Как итальянский фашизм, так и русский большевизм, мы знаем, поддерживают автора «Размышлений о насилии»; действительно, последний проповедовал классовый эгоизм как бы в общем виде, не отдавая предпочтения (формально, по крайней мере) интересу того или иного класса. Есть в его проповеди эгоизма своеобразная беспристрастность, не лишенная благородства, которой не унаследовали его ученики.
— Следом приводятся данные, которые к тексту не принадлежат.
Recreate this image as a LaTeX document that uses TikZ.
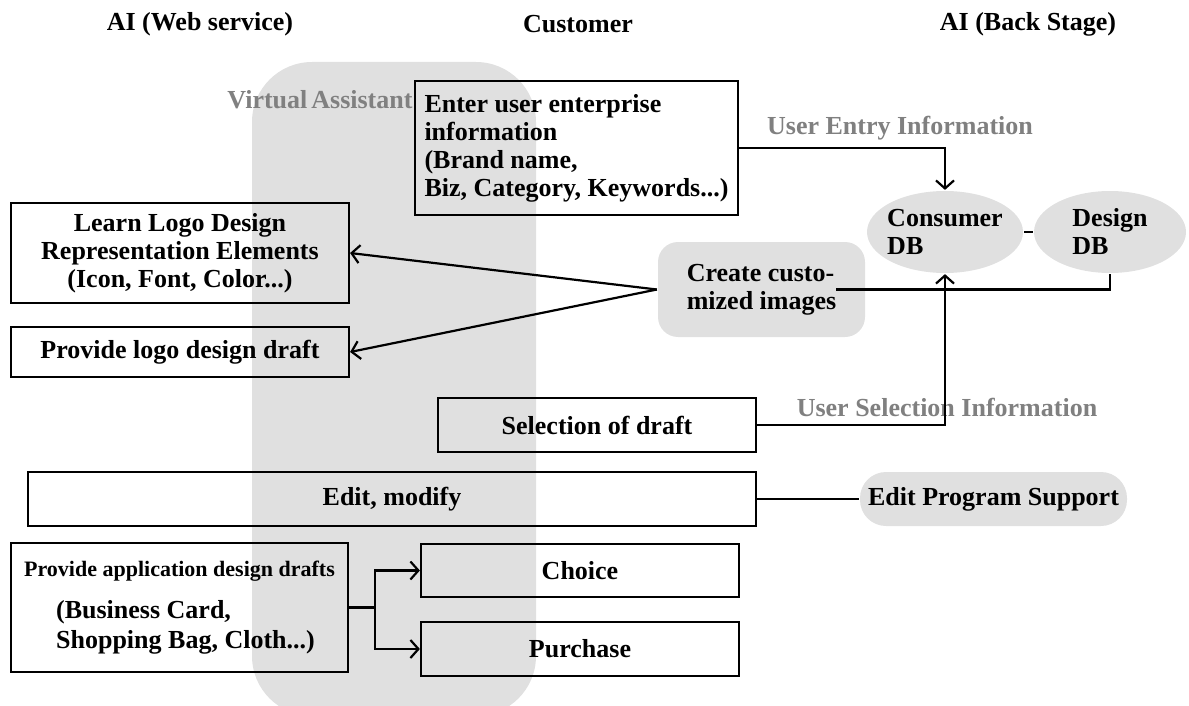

Здесь тоже реализм ищет покровительства церкви; некоторые католические теологи пытаются доказать, что, призывая буржуазию во имя нравственности прочувствовать свое отличие от противоположного класса, благоговейно погрузиться в сознание присущих ей особенностей, в частности (Жоанне) оживить в себе идею собственности, они лишь сообразовались с учением церкви [215] . Нетрудно увидеть, на каком ложном представлении основано это притязание. Церковь действительно приемлет различие классов; она призывает верующих признавать и блюсти его как наложенное Богом на падший мир. Она призывает привилегированных принимать свое положение, осуществлять сопряженную с ним деятельность, исполнять свои «сословные обязанности»; она даже говорит им, что исполняющие эти обязанности угодны Богу и «творят молитву». Но никогда церковь не призывала их культивировать в себе чувство классового различия, тем более – во имя нравственности; наоборот, во имя нравственности она побуждала их истреблять, при такой привилегированной жизни, всякую веру в свою сущностную особенность и сознавать в себе ту человеческую природу, которая является общей для всех людей, несмотря на неравенство рангов и сословий [216] . Воззрение церкви ясно и неизменно: Иисус Христос принимает только примиренного человека, т.е. человека, преодолевшего в сердце своем всякое чувство противоположности между собою и другими людьми. (См. проповедь Боссюэ «О примирении».) Считаю излишним отстаивать так мало оспариваемую черту христианского учения (речь идет об учении, а не о практике). Но следует серьезно задуматься о неуемном желании многих современных теологов найти в христианском слове освящение буржуазного эгоизма [217] .

215

И даже Иисуса Христа. «Я хотел показать, – пишет Р. Жоанне (op. cit., p. 153), – сколь большую долю христианства содержит чистый буржуазный тип. Обременять во имя Христа буржуа как такового представляется мне довольно рискованным парадоксом». Впрочем, автор не приводит текст Евангелия, а ссылается лишь на нескольких толкователей святого Фомы, которых он превозносит за «архиреалистическое понимание проблем» и которые, вероятно, воплощают в его глазах мысль Христа. Произведение Жоанне – один из ярчайших примеров стремления современного интеллектуала идеализировать практический разум. (О христианской концепции собственности см.: le P. <L.> Thomassin. Trait'e de l’aum^one.)

216

Пожалуй, можно сказать, что для христианской теологии буржуазное сословие – это функция, а не ступень.

217

Принципиальная позиция церкви в данном вопросе (я говорю «принципиальная», поскольку, если постараться, можно отыскать тексты, подтверждающие противоположный тезис; но любопытно опять же само это старание), на мой взгляд, определена вот в этих строках: «Мальбранш, как и Боссюэ, склоняет к мысли, что неравенство и несправедливости в обществе суть следствия греха, а посему их надо терпеть и сообразовать с ними свое внешнее поведение... Не стоит даже пытаться исправлять эти несправедливости иначе, как через милосердие, ибо мы наверняка нарушили бы мир и, скорее всего, не получили бы никакого результата. Но в глубине души не д'oлжно придавать этим обстоятельствам и условиям никакого значения; ибо истинная жизнь не здесь (H. Joly. Malebranche, р. 262).